▶ Dataset section:
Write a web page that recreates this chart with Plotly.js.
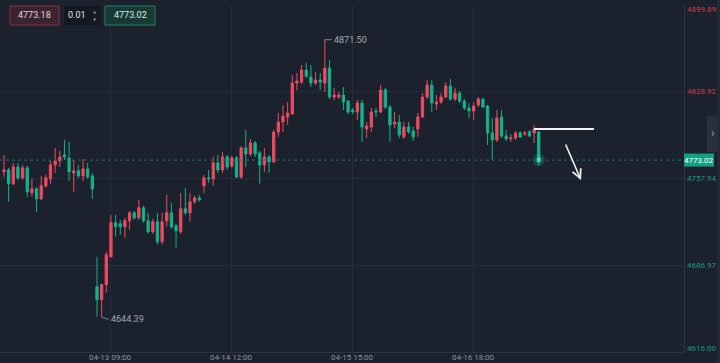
<!DOCTYPE html>
<html>
<head>
<meta charset="utf-8">
<script src="https://cdn.plot.ly/plotly-3.0.1.min.js"></script>
<style>
html,body{margin:0;padding:0;background:#1b212d;}
#chart{width:720px;height:363px;}
</style>
</head>
<body>
<div id="chart"></div>
<script>
// ---- data ----
const openP = [4763.35,4764.98,4753.55,4767.43,4758.45,4766.62,4746.21,4749.47,4741.31,4751.92,
4757.64,4769.07,4772.33,4777.23,4774.78,4762.54,4764.17,4760.09,4765.80,4760.09,
4669.45,4658.84,4671.09,4693.95,4721.71,4720.89,4718.44,4723.34,4729.88,4725.79,
4733.96,4723.34,4714.36,4722.53,4706.20,4723.34,4729.88,4719.26,4714.36,4733.14,
4729.88,4738.86,4742.12,4751.92,4758.45,4757.64,4770.70,4764.98,4775.60,4768.25,
4774.78,4759.27,4782.95,4778.05,4787.03,4778.87,4769.07,4775.60,4771.52,4796.01,
4804.18,4808.26,4810.71,4836.02,4836.84,4846.63,4840.92,4836.02,4838.47,4836.02,
4848.27,4824.59,4824.59,4826.22,4821.32,4813.97,4812.34,4819.69,4798.46,4800.09,
4813.16,4812.34,4830.30,4816.42,4802.54,4804.18,4791.93,4800.09,4796.83,4798.46,
4808.26,4824.59,4834.39,4818.87,4820.51,4824.59,4833.57,4822.96,4827.86,4821.32,
4815.61,4813.16,4818.06,4822.96,4817.24,4795.20,4789.48,4808.26,4792.75,4790.30,
4791.11,4795.20,4794.38,4796.01,4795.20,4796.01];
const highP = [4777.23,4766.62,4770.70,4770.70,4769.07,4768.25,4757.64,4751.10,4760.09,4760.90,
4772.33,4782.95,4780.50,4789.48,4787.85,4773.15,4769.07,4773.97,4770.70,4762.54,
4693.95,4671.90,4698.03,4728.24,4728.24,4724.16,4725.79,4731.51,4731.51,4740.49,
4735.59,4729.88,4724.98,4729.88,4729.88,4744.57,4738.04,4720.89,4746.21,4750.29,
4746.21,4743.76,4744.57,4760.90,4764.98,4775.60,4777.23,4779.68,4777.23,4776.42,
4776.42,4784.58,4797.64,4790.30,4788.66,4780.50,4782.95,4777.23,4797.64,4811.53,
4818.06,4820.51,4842.55,4844.19,4850.72,4852.35,4850.72,4845.00,4844.19,4871.50,
4854.80,4831.94,4828.67,4832.75,4822.14,4815.61,4822.14,4822.14,4804.18,4815.61,
4815.61,4834.39,4831.94,4818.06,4812.34,4809.89,4804.18,4804.18,4800.09,4811.53,
4827.86,4838.47,4838.47,4826.22,4827.86,4836.84,4839.29,4831.94,4829.49,4822.96,
4819.69,4820.51,4824.59,4823.77,4818.06,4807.44,4813.97,4813.97,4797.64,4794.38,
4796.83,4796.83,4796.83,4797.64,4801.73,4796.83];
const lowP = [4759.27,4738.86,4752.74,4756.82,4756.82,4742.94,4742.94,4730.69,4740.49,4750.29,
4753.55,4762.54,4767.43,4773.15,4756.00,4747.02,4758.45,4756.00,4757.64,4741.31,
4644.96,4644.39,4664.56,4693.13,4710.28,4711.91,4709.46,4715.99,4724.16,4724.16,
4721.71,4712.73,4712.73,4703.75,4703.75,4718.44,4716.81,4701.30,4712.73,4728.24,
4722.53,4737.22,4738.86,4746.21,4754.37,4751.92,4762.54,4762.54,4764.98,4766.62,
4758.45,4757.64,4767.43,4776.42,4775.60,4753.55,4763.35,4762.54,4770.70,4791.93,
4796.01,4801.73,4809.89,4830.30,4835.20,4840.10,4832.75,4834.39,4830.30,4828.67,
4822.96,4822.14,4822.96,4813.97,4810.71,4810.71,4805.81,4787.85,4791.11,4796.01,
4808.26,4811.53,4814.79,4787.85,4799.28,4791.11,4790.30,4794.38,4788.66,4791.93,
4807.44,4822.96,4812.34,4813.97,4818.87,4823.77,4821.32,4821.32,4819.69,4813.97,
4807.44,4805.81,4816.42,4815.61,4785.40,4773.15,4787.85,4791.11,4788.66,4787.85,
4789.48,4791.11,4792.75,4791.93,4787.03,4768.25];
const closeP = [4764.98,4753.55,4767.43,4758.45,4766.62,4747.02,4749.47,4741.31,4751.92,4758.45,
4769.07,4772.33,4775.60,4775.60,4763.35,4764.17,4760.09,4765.80,4759.27,4749.47,
4658.84,4671.09,4695.58,4721.71,4718.44,4718.44,4723.34,4729.88,4725.79,4733.96,
4723.34,4714.36,4722.53,4706.20,4722.53,4729.88,4718.44,4715.18,4733.14,4729.88,
4738.86,4742.12,4740.49,4758.45,4757.64,4770.70,4764.98,4775.60,4767.43,4774.78,
4759.27,4782.95,4778.05,4787.03,4778.05,4769.07,4775.60,4771.52,4796.01,4804.18,
4809.08,4811.53,4836.02,4837.65,4846.63,4841.74,4836.02,4838.47,4836.84,4848.27,
4824.59,4826.22,4826.22,4820.51,4812.34,4812.34,4819.69,4800.09,4800.91,4812.34,
4812.34,4830.30,4816.42,4801.73,4804.18,4793.56,4800.09,4796.01,4791.93,4808.26,
4824.59,4834.39,4819.69,4820.51,4824.59,4833.57,4822.96,4827.86,4821.32,4815.61,
4813.16,4817.24,4822.96,4816.42,4795.20,4789.48,4807.44,4792.75,4790.30,4791.11,
4795.20,4791.93,4795.20,4792.75,4798.46,4773.02];

const xTickIdx = [23, 49, 75, 101];
const xTickLabels = ['04-13 09:00', '04-14 12:00', '04-15 15:00', '04-16 18:00'];
const yTicks = [4616.00, 4686.97, 4757.94, 4828.92, 4899.89];
const bidPrice = '4773.18';
const stepText = '0.01';
const askPrice = '4773.02';

// ---- styling ----
const BG = '#1b212d';
const UP = '#ec4b60';
const DOWN = '#14b28c';
const GRID = '#252d3a';
const AXL = '#2c3442';
const FONT = 'Roboto, "Noto Sans", "DejaVu Sans", sans-serif';

const idx = openP.map((_, i) => i);
const last = idx.length - 1;
const lastClose = closeP[last];

// find extreme candles from data
let hiI = 0, loI = 0;
highP.forEach((v, i) => { if (v > highP[hiI]) hiI = i; });
lowP.forEach((v, i) => { if (v < lowP[loI]) loI = i; });

// plot geometry (pixels) used only for decorative UI pieces
const PL = 0, PT = 5, PW = 684, PH = 347;
const px = x => (x - PL) / PW;
const py = y => (PT + PH - y) / PH;

const traces = [
  {
    type: 'candlestick',
    x: idx, open: openP, high: highP, low: lowP, close: closeP,
    increasing: {line: {color: UP, width: 1}, fillcolor: UP},
    decreasing: {line: {color: DOWN, width: 1}, fillcolor: DOWN},
    whiskerwidth: 0,
    hoverinfo: 'skip'
  },
  {
    type: 'scatter', mode: 'markers',
    x: [idx[last]], y: [lastClose],
    marker: {size: 12, color: 'rgba(30,210,165,0.22)'},
    hoverinfo: 'skip'
  },
  {
    type: 'scatter', mode: 'markers',
    x: [idx[last]], y: [lastClose],
    marker: {size: 5, color: 'rgba(90,240,200,0.7)'},
    hoverinfo: 'skip'
  }
];

const shapes = [
  // current price dotted line
  {type: 'line', xref: 'paper', yref: 'y', x0: 0, x1: 1, y0: lastClose, y1: lastClose,
   line: {color: '#1b7464', width: 1, dash: 'dot'}},
  // current price tag
  {type: 'rect', xref: 'paper', yref: 'y', ysizemode: 'pixel', yanchor: lastClose,
   x0: 1, x1: px(714), y0: -6.5, y1: 6.5, fillcolor: '#13a084', line: {width: 0}},
  // top-left widgets
  {type: 'rect', xref: 'paper', yref: 'paper', x0: px(10), x1: px(59), y0: py(25), y1: py(6),
   fillcolor: '#3c2332', line: {color: '#843443', width: 1}},
  {type: 'rect', xref: 'paper', yref: 'paper', x0: px(64), x1: px(101), y0: py(25), y1: py(6),
   fillcolor: '#131821', line: {width: 0}},
  {type: 'rect', xref: 'paper', yref: 'paper', x0: px(105), x1: px(155), y0: py(25), y1: py(6),
   fillcolor: '#183a35', line: {color: '#22806e', width: 1}},
  // right side collapse tab
  {type: 'rect', xref: 'paper', yref: 'paper', x0: px(707), x1: px(718), y0: py(152), y1: py(116),
   fillcolor: '#2a303b', line: {width: 0}},
  {type: 'rect', xref: 'paper', yref: 'paper', x0: px(717), x1: px(720), y0: py(363), y1: py(0),
   fillcolor: '#232a36', line: {width: 0}},
  // hand-drawn white line
  {type: 'line', xref: 'paper', yref: 'paper', x0: px(534), x1: px(594), y0: py(129), y1: py(129),
   line: {color: '#f4f4f4', width: 2}}
];

const annotations = [];
// x axis labels (drawn as annotations so they fit inside the picture)
xTickIdx.forEach((v, k) => {
  annotations.push({
    xref: 'x', yref: 'paper', x: v, y: py(363), xanchor: 'center', yanchor: 'bottom',
    text: xTickLabels[k], showarrow: false, borderpad: 0,
    font: {family: FONT, size: 8, color: '#8c93a0'}
  });
});
// right axis labels
yTicks.forEach((v, k) => {
  let shift = 0;
  if (k === yTicks.length - 1) shift = -4;
  if (k === 0) shift = 4;
  annotations.push({
    xref: 'paper', yref: 'y', x: 1, y: v, xanchor: 'left', yanchor: 'middle', xshift: 1, yshift: shift,
    text: v.toFixed(2), showarrow: false,
    font: {family: FONT, size: 8, color: v > lastClose ? '#c4404f' : '#1a9c82'}
  });
});
// current price tag text
annotations.push({
  xref: 'paper', yref: 'y', x: px(699), y: lastClose, xanchor: 'center', yanchor: 'middle',
  text: lastClose.toFixed(2), showarrow: false, font: {family: FONT, size: 8, color: '#ffffff'}
});
// high / low labels
annotations.push({
  xref: 'x', yref: 'y', x: idx[hiI], y: highP[hiI], text: highP[hiI].toFixed(2),
  showarrow: true, arrowhead: 0, arrowwidth: 1, arrowcolor: '#7c828e', ax: 7, ay: 0,
  xanchor: 'left', yanchor: 'middle', font: {family: FONT, size: 9, color: '#a3a8b2'}
});
annotations.push({
  xref: 'x', yref: 'y', x: idx[loI], y: lowP[loI], text: lowP[loI].toFixed(2),
  showarrow: true, arrowhead: 0, arrowwidth: 1, arrowcolor: '#7c828e', ax: 7, ay: 2,
  xanchor: 'left', yanchor: 'middle', font: {family: FONT, size: 9, color: '#a3a8b2'}
});
// widgets text
const wText = (x, y, t, size, color) => annotations.push({
  xref: 'paper', yref: 'paper', x: px(x), y: py(y), xanchor: 'center', yanchor: 'middle',
  text: t, showarrow: false, font: {family: FONT, size: size, color: color}
});
wText(34.5, 15.5, bidPrice, 9, '#e3d6da');
wText(77, 15.5, stepText, 9, '#e3e6ea');
wText(95, 11.5, '▲', 4, '#8a909a');
wText(95, 19.5, '▼', 4, '#8a909a');
wText(130, 15.5, askPrice, 9, '#d9ebe6');
wText(712.5, 133.5, '›', 12, '#9aa0aa');
// hand-drawn arrow
annotations.push({
  xref: 'paper', yref: 'paper', x: px(581), y: py(180), ax: -16, ay: -37, text: '',
  showarrow: true, arrowhead: 5, arrowsize: 1.1, arrowwidth: 1.6, arrowcolor: '#f4f4f4'
});

const layout = {
  width: 720, height: 363,
  margin: {l: PL, r: 720 - PL - PW, t: PT, b: 363 - PT - PH, pad: 0},
  paper_bgcolor: BG, plot_bgcolor: BG,
  showlegend: false,
  font: {family: FONT, size: 8, color: '#8c93a0'},
  xaxis: {
    type: 'linear', range: [-0.86, 146.24], fixedrange: true,
    rangeslider: {visible: false},
    tickmode: 'array', tickvals: xTickIdx, showticklabels: false,
    ticks: '', showgrid: true, gridcolor: GRID, gridwidth: 1,
    showline: true, linecolor: AXL, linewidth: 1, zeroline: false
  },
  yaxis: {
    side: 'right', range: [yTicks[0], yTicks[yTicks.length - 1]], fixedrange: true,
    tickmode: 'array', tickvals: yTicks, showticklabels: false,
    ticks: '', showgrid: true, gridcolor: GRID, gridwidth: 1,
    showline: true, linecolor: AXL, linewidth: 1, zeroline: false
  },
  shapes: shapes,
  annotations: annotations
};

Plotly.newPlot('chart', traces, layout, {staticPlot: true, displayModeBar: false});
</script>
</body>
</html>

▶ Set task:
Find all lines with "chart" in them and copy each one.

▶ Exercise answer:
Write a web page that recreates this chart with Plotly.js.
#chart{width:720px;height:363px;}
<div id="chart"></div>
Plotly.newPlot('chart', traces, layout, {staticPlot: true, displayModeBar: false});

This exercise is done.